Eminent Victor - MSW - AP - 071721
Photo: Coady Photo
Michael Puhich

Hastings Racecourse is out of business now, so a filly such as Someday Lady will need to find her stateside level.

"I don't know what kind of competition she had up there, but she's got some good form," Puhich said. "I think she'll be better going around two turns, though, and there's a filly in there named Aloha Breeze who's just a pure sprinter. Hopefully, she'll come running down the lane to get some positive vibes on the finish and a good gallop out.
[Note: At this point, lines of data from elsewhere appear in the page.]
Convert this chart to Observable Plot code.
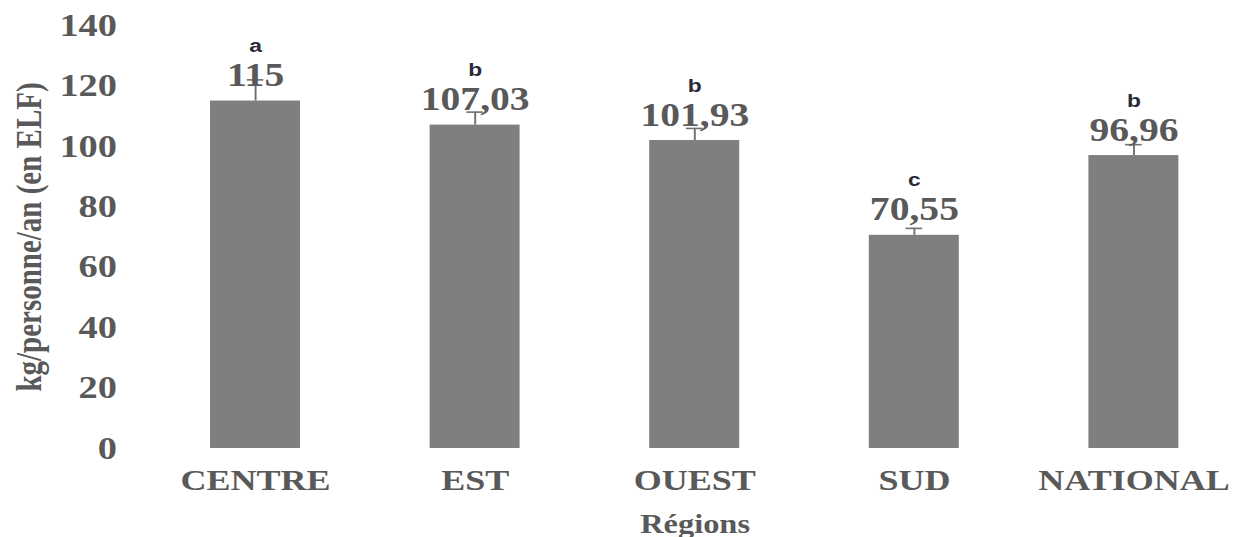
<!DOCTYPE html>
<html>
<head>
<meta charset="utf-8">
<script src="https://cdn.jsdelivr.net/npm/d3@7"></script>
<script src="https://cdn.jsdelivr.net/npm/@observablehq/plot@0.6"></script>
<style>
  html, body { margin: 0; padding: 0; background: #fff; }
  #chart svg { display: block; }
</style>
</head>
<body>
<div id="chart"></div>
<script>
// ---- data ----
const regions = ["CENTRE", "EST", "OUEST", "SUD", "NATIONAL"];
const values = [115, 107.03, 101.93, 70.55, 96.96];
const errors = [7, 4.3, 4, 2.3, 3.6];
const letters = ["a", "b", "b", "c", "b"];
const valueLabels = ["115", "107,03", "101,93", "70,55", "96,96"];
const yTicks = [0, 20, 40, 60, 80, 100, 120, 140];
const xTitle = "Régions";
const yTitle = "kg/personne/an (en ELF)";

const rows = regions.map((r, i) => ({
  region: r, value: values[i], err: errors[i], letter: letters[i], label: valueLabels[i]
}));

// the reference picture is horizontally stretched; draw in a narrower frame and stretch it
const S = 1.2;
const FINAL_W = 1239, H = 537;
const W = FINAL_W / S;

const serif = "'Liberation Serif', 'Times New Roman', serif";
const sans = "'Liberation Sans', Arial, sans-serif";
const grey = "#595959";

const chart = Plot.plot({
  width: W,
  height: H,
  marginLeft: 125,
  marginRight: 0,
  marginTop: 25,
  marginBottom: 89,
  style: { background: "#fff", overflow: "visible" },
  x: { domain: regions, paddingInner: 0.59, paddingOuter: 0.2675 },
  y: { domain: [0, 140] },
  marks: [
    Plot.axisY({
      ticks: yTicks, tickSize: 0, tickPadding: 28,
      fontSize: 32, fontWeight: "bold", fontFamily: serif, fill: grey,
      label: yTitle, labelAnchor: "center", labelArrow: "none", labelOffset: 112
    }),
    Plot.axisX({
      tickSize: 0, tickPadding: 20,
      fontSize: 30, fontWeight: "bold", fontFamily: serif, fill: grey,
      label: xTitle, labelAnchor: "center", labelArrow: "none", labelOffset: 84
    }),
    Plot.barY(rows, { x: "region", y: "value", fill: "#7f7f7f" }),
    Plot.ruleX(rows, { x: "region", y1: "value", y2: d => d.value + d.err, stroke: "#6f6f6f", strokeWidth: 1.6 }),
    Plot.tickY(rows, { x: "region", y: d => d.value + d.err, stroke: "#6f6f6f", strokeWidth: 1.6, insetLeft: 30.6, insetRight: 30.6 }),
    Plot.text(rows, {
      x: "region", y: "value", text: "label", dy: -15, lineAnchor: "bottom",
      fontSize: 33, fontWeight: "bold", fontFamily: serif, fill: grey
    }),
    Plot.text(rows, {
      x: "region", y: "value", text: "letter", dy: -49, lineAnchor: "bottom",
      fontSize: 19, fontWeight: "bold", fontFamily: sans, fill: "#2a2a3a"
    })
  ]
});

// style axis titles
chart.querySelectorAll("[aria-label='y-axis label'] text, [aria-label='x-axis label'] text").forEach(t => {
  t.setAttribute("font-family", serif);
  t.setAttribute("font-weight", "bold");
  t.setAttribute("fill", grey);
});
const yl = chart.querySelector("[aria-label='y-axis label']");
if (yl) { yl.setAttribute("font-size", 29); yl.querySelectorAll("text").forEach(t => t.setAttribute("font-size", 29)); }
const xl = chart.querySelector("[aria-label='x-axis label']");
if (xl) { xl.setAttribute("font-size", 27); xl.querySelectorAll("text").forEach(t => t.setAttribute("font-size", 27)); }

// stretch horizontally to the final width
chart.setAttribute("viewBox", `0 0 ${W} ${H}`);
chart.setAttribute("width", FINAL_W);
chart.setAttribute("height", H);
chart.setAttribute("preserveAspectRatio", "none");
chart.style.width = FINAL_W + "px";
chart.style.height = H + "px";
chart.style.maxWidth = "none";

document.getElementById("chart").appendChild(chart);
</script>
</body>
</html>
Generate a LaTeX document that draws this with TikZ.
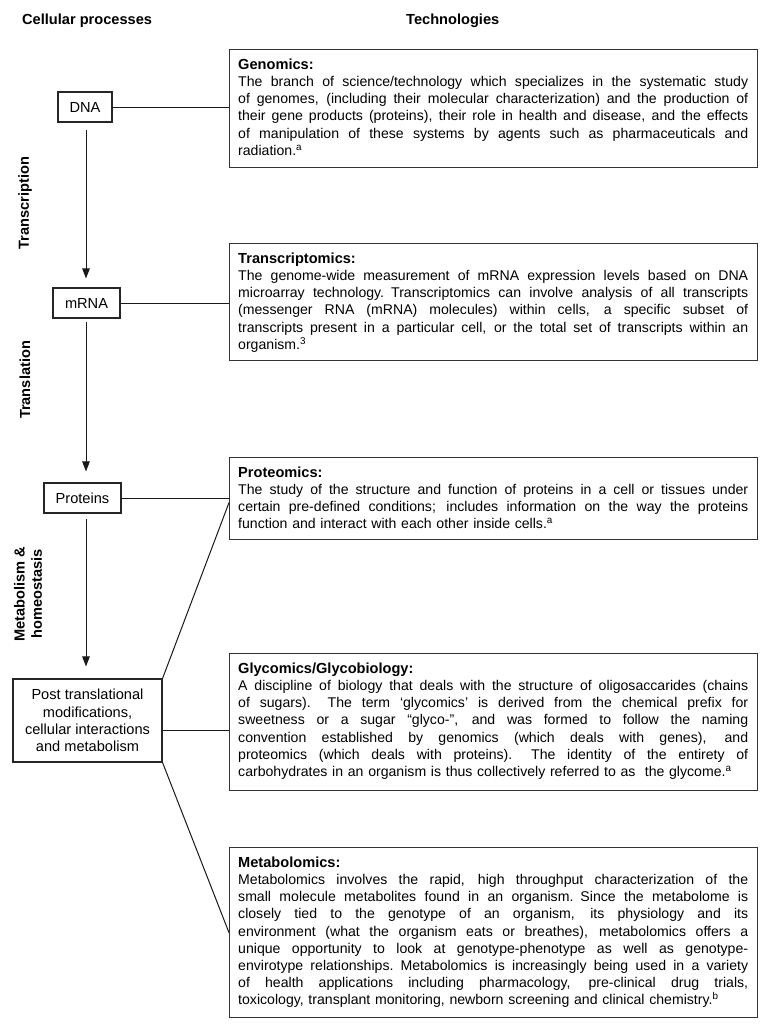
\documentclass[tikz,border=0pt]{standalone}
\usepackage{fontspec}
\setmainfont{Liberation Sans}
\usetikzlibrary{arrows.meta,calc}
\newcommand{\bfnt}{\fontsize{14.6pt}{17.2pt}\selectfont}
\newcommand{\txtfnt}{\fontsize{14.1pt}{17.2pt}\selectfont}
\newlength{\mybw}
\setlength{\mybw}{510pt}
\newcommand{\jl}[1]{\noindent\hbox to \mybw{\spaceskip=0.28em plus 1em minus 0.05em\relax #1}\par}
\newcommand{\lastl}[1]{\noindent\hbox{#1}\par}
\newcommand{\ttl}[1]{\noindent\hbox{\strut\fontsize{14.6pt}{17.2pt}\selectfont\bfseries #1}\par}
\tikzset{
  lbox/.style={draw=black!85, line width=1.1pt, inner sep=0pt, font=\bfnt, align=center},
  rframe/.style={draw=black!80, line width=1.3pt, anchor=north west, inner sep=0pt},
  btext/.style={anchor=north west, inner sep=0pt, text width=510pt, font=\txtfnt},
  conn/.style={draw=black!90, line width=1pt},
  arr/.style={conn, -{Triangle[width=7.5pt,length=10pt]}},
  vlabel/.style={font=\bfnt\bfseries, rotate=90, align=center, inner sep=0pt},
  header/.style={font=\bfnt\bfseries, anchor=base west, inner sep=0pt}
}
\begin{document}
\begin{tikzpicture}[x=1pt,y=-1pt]
\useasboundingbox (0,0) rectangle (765,1025);
% headers
\node[header] (h1) at (22,25) {Cellular processes};
\node[header] (h2) at (406,25) {Technologies};
% left boxes
\node[lbox, minimum width=54pt, minimum height=30pt] (dna) at (85,107) {DNA};
\node[lbox, minimum width=67pt, minimum height=30pt] (mrna) at (86.5,303) {mRNA};
\node[lbox, minimum width=77pt, minimum height=30pt] (prot) at (82.5,498) {Proteins};
\node[lbox, minimum width=149pt, minimum height=83pt] (post) at (87.5,720.5)
  {Post translational\\modifications,\\cellular interactions\\and metabolism};
\coordinate (axis) at (86,0);
% vertical labels
\node[vlabel] (lt1) at (25,203) {Transcription};
\node[vlabel] (lt2) at (25,380) {Translation};
\node[vlabel] (lt3) at (28,594) {Metabolism \&\\homeostasis};
% right frames
\node[rframe, minimum width=528pt, minimum height=118pt] (gen) at (229,49) {};
\node[rframe, minimum width=528pt, minimum height=117pt] (tra) at (229,243) {};
\node[rframe, minimum width=528pt, minimum height=82pt] (pro) at (229,457) {};
\node[rframe, minimum width=528pt, minimum height=137pt] (gly) at (229,653) {};
\node[rframe, minimum width=528pt, minimum height=170pt] (met) at (229,847) {};
% texts
\node[btext] (gent) at ($(gen.north west)+(9,8)$) {%
\ttl{Genomics:}
\jl{The branch of science/technology which specializes in the systematic study}
\jl{of genomes, (including their molecular characterization) and the production of}
\jl{their gene products (proteins), their role in health and disease, and the effects}
\jl{of manipulation of these systems by agents such as pharmaceuticals and}
\lastl{radiation.\textsuperscript{a}}};
\node[btext] (trat) at ($(tra.north west)+(9,8)$) {%
\ttl{Transcriptomics:}
\jl{The genome-wide measurement of mRNA expression levels based on DNA}
\jl{microarray technology. Transcriptomics can involve analysis of all transcripts}
\jl{(messenger RNA (mRNA) molecules) within cells, a specific subset of}
\jl{transcripts present in a particular cell, or the total set of transcripts within an}
\lastl{organism.\textsuperscript{3}}};
\node[btext] (prot2) at ($(pro.north west)+(9,8)$) {%
\ttl{Proteomics:}
\jl{The study of the structure and function of proteins in a cell or tissues under}
\jl{certain pre-defined conditions; includes information on the way the proteins}
\lastl{function and interact with each other inside cells.\textsuperscript{a}}};
\node[btext] (glyt) at ($(gly.north west)+(9,8)$) {%
\ttl{Glycomics/Glycobiology:}
\jl{A discipline of biology that deals with the structure of oligosaccarides (chains}
\jl{of sugars). \ The term ‘glycomics’ is derived from the chemical prefix for}
\jl{sweetness or a sugar “glyco-”, and was formed to follow the naming}
\jl{convention established by genomics (which deals with genes), and}
\jl{proteomics (which deals with proteins). \ The identity of the entirety of}
\lastl{carbohydrates in an organism is thus collectively referred to as \ the glycome.\textsuperscript{a}}};
\node[btext] (mett) at ($(met.north west)+(9,8)$) {%
\ttl{Metabolomics:}
\jl{Metabolomics involves the rapid, high throughput characterization of the}
\jl{small molecule metabolites found in an organism. Since the metabolome is}
\jl{closely tied to the genotype of an organism, its physiology and its}
\jl{environment (what the organism eats or breathes), metabolomics offers a}
\jl{unique opportunity to look at genotype-phenotype as well as genotype-}
\jl{envirotype relationships. Metabolomics is increasingly being used in a variety}
\jl{of health applications including pharmacology, pre-clinical drug trials,}
\lastl{toxicology, transplant monitoring, newborn screening and clinical chemistry.\textsuperscript{b}}};
% arrows
\draw[arr, shorten <=7pt, shorten >=9pt] (dna.south -| axis) -- (mrna.north -| axis);
\draw[arr, shorten <=3pt, shorten >=11pt] (mrna.south -| axis) -- (prot.north -| axis);
\draw[arr, shorten <=5pt, shorten >=12pt] (prot.south -| axis) -- (post.north -| axis);
% connectors
\draw[conn] (dna.east) -- (dna.east -| gen.west);
\draw[conn] (mrna.east) -- (mrna.east -| tra.west);
\draw[conn] (prot.east) -- (prot.east -| pro.west);
\coordinate (pe) at ($(post.east)+(0,9.5)$);
\draw[conn] (pe) -- (pe -| gly.west);
\coordinate (pw) at ($(pro.west)+(0,4)$);
\draw[conn] (post.north east) -- (pw);
\draw[conn] (post.south east) -- (met.west);
\end{tikzpicture}
\end{document}
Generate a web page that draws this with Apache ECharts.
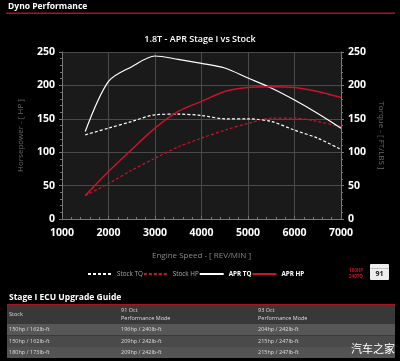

I've already told Kevin if she keeps going like she's been so far, we're going to win the Distaff with her."

The $50,000 Emerald Distaff, at 1 1/16 miles, is on the Aug. 16 program along with the 91st running of the Longacres Mile Stakes, a race Puhich won in 2021 with Background.

The trainer's father, Nick Puhich, was a jockey's agent and ex-Marine who fought and somehow survived the Battle of Peleliu Island in the South Pacific, waged over a bloody two months during the fall of 1944. Up against Japanese forces dug into the cave networks of the coral island, the fighting cost the lives of some 1,300 Marines, with approximately 5,000 wounded.

"My dad didn't talk about it much," Puhich said. "But I heard from some of his friends that he was one of only eight guys that got out of their platoon alive."

There can be upwards of 100 Marines in a platoon.

"You think of what those guys went through, and winning or losing a horse race doesn't seem quite so important," Puhich said. "And me—I'm just glad to be alive."